My next questions show no difference in air speeds on northern paths versus southern paths. This lack of difference leads me to wonder if it is because I am using data from winter without a summer comparison. In winter, the more extensive polar jet stream may equalize the magitude of jet stream effects in the northern and southern regions of the country. I would be curious to test this theory by using summer data for comparison.

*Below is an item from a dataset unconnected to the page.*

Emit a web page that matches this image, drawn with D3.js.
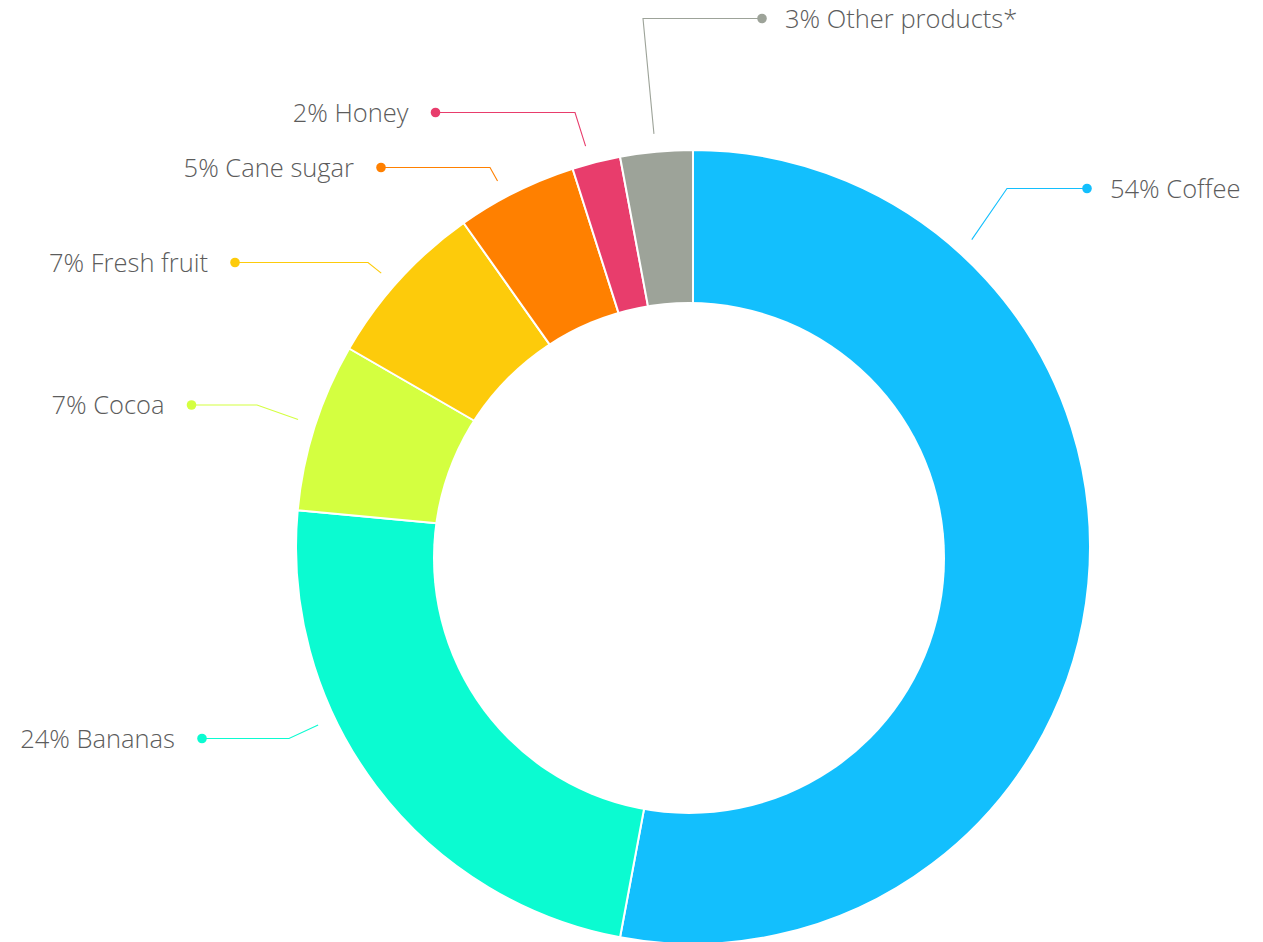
<!DOCTYPE html>
<html>
<head>
<meta charset="utf-8">
<script src="https://cdn.jsdelivr.net/npm/d3@7"></script>
<style>
  html, body { margin: 0; padding: 0; background: #ffffff; }
  svg { display: block; }
  .label { font-family: "Open Sans", "Noto Sans", sans-serif; font-weight: 300; fill: #5c5c5c; }
</style>
</head>
<body>
<svg id="chart" width="1263" height="942"></svg>
<script>
// Product shares (%)
const categories = ["Coffee", "Bananas", "Cocoa", "Fresh fruit", "Cane sugar", "Honey", "Other products*"];
const shares     = [54, 24, 7, 7, 5, 2, 3];
const colors     = ["#13bffd", "#0bfbd1", "#d4ff40", "#fdcb0b", "#ff8000", "#e83d6c", "#9da399"];

// Label placement: leader start angle (deg, null = slice middle), label row y, elbow x, dot x
const labelLayout = {
  "Coffee":          { angle: 42.2,  y: 188.5, elbowX: 1007, dotX: 1087 },
  "Bananas":         { angle: 244.6, y: 738.5, elbowX: 289,  dotX: 202 },
  "Cocoa":           { angle: 287.9, y: 405,   elbowX: 257,  dotX: 191.5 },
  "Fresh fruit":     { angle: 311.3, y: 262.5, elbowX: 368,  dotX: 235 },
  "Cane sugar":      { angle: 331.9, y: 167.5, elbowX: 490,  dotX: 381 },
  "Honey":           { angle: 345.0, y: 112.5, elbowX: 575,  dotX: 435.5 },
  "Other products*": { angle: 354.6, y: 18.5,  elbowX: 643,  dotX: 762 }
};

const svg = d3.select("#chart");
const cx = 693, cy = 547;          // ring centre
const outerR = 397;
const holeCx = 689, holeCy = 558, holeR = 256;  // hole of the ring
const tickR = 415;

const data = categories.map((c, i) => ({ name: c, value: shares[i], color: colors[i] }));

const pie = d3.pie().value(d => d.value).sort(null);
const arcs = pie(data);

const arc = d3.arc().innerRadius(225).outerRadius(outerR);

const g = svg.append("g").attr("transform", `translate(${cx},${cy})`);

g.selectAll("path.slice")
  .data(arcs)
  .enter().append("path")
  .attr("class", "slice")
  .attr("d", arc)
  .attr("fill", d => d.data.color)
  .attr("stroke", "#ffffff")
  .attr("stroke-width", 2)
  .attr("stroke-linejoin", "round");

// centre hole
svg.append("circle")
  .attr("cx", holeCx).attr("cy", holeCy).attr("r", holeR)
  .attr("fill", "#ffffff");

// leader lines, dots and labels
const labels = svg.append("g");
arcs.forEach(a => {
  const lay = labelLayout[a.data.name];
  const ang = lay.angle != null ? lay.angle * Math.PI / 180 : (a.startAngle + a.endAngle) / 2;
  const x0 = cx + tickR * Math.sin(ang);
  const y0 = cy - tickR * Math.cos(ang);
  const pts = [[x0, y0], [lay.elbowX, lay.y], [lay.dotX, lay.y]];
  labels.append("path")
    .attr("d", d3.line()(pts))
    .attr("fill", "none")
    .attr("stroke", a.data.color)
    .attr("stroke-width", 1.1);
  labels.append("circle")
    .attr("cx", lay.dotX).attr("cy", lay.y).attr("r", 4.8)
    .attr("fill", a.data.color);
  const right = lay.dotX > cx;
  labels.append("text")
    .attr("class", "label")
    .attr("x", right ? lay.dotX + 23 : lay.dotX - 27)
    .attr("y", lay.y)
    .attr("dy", "0.36em")
    .attr("text-anchor", right ? "start" : "end")
    .style("font-size", "25.5px")
    .text(`${a.data.value}% ${a.data.name}`);
});
</script>
</body>
</html>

But the most interesting finding is the percent of delayed flights difference between eastbound and westbound directions. A greater percent of eastbound flights were delayed more than 15 minutes compared to westbound flights. Even though eastbound flights averaged higher speeds, more eastbound flights were delayed. Perhaps eastbound flights travel at higher speeds because they were more often running behind schedule. Maybe they don’t have the jet stream to thank at all! To tease out these questions, I would look at seasonal differences north to south, departure delay differences, and fuel use differences. Based on my exploration, I can’t say for sure that the jet stream is responsible for eastbound/westbound flight differences.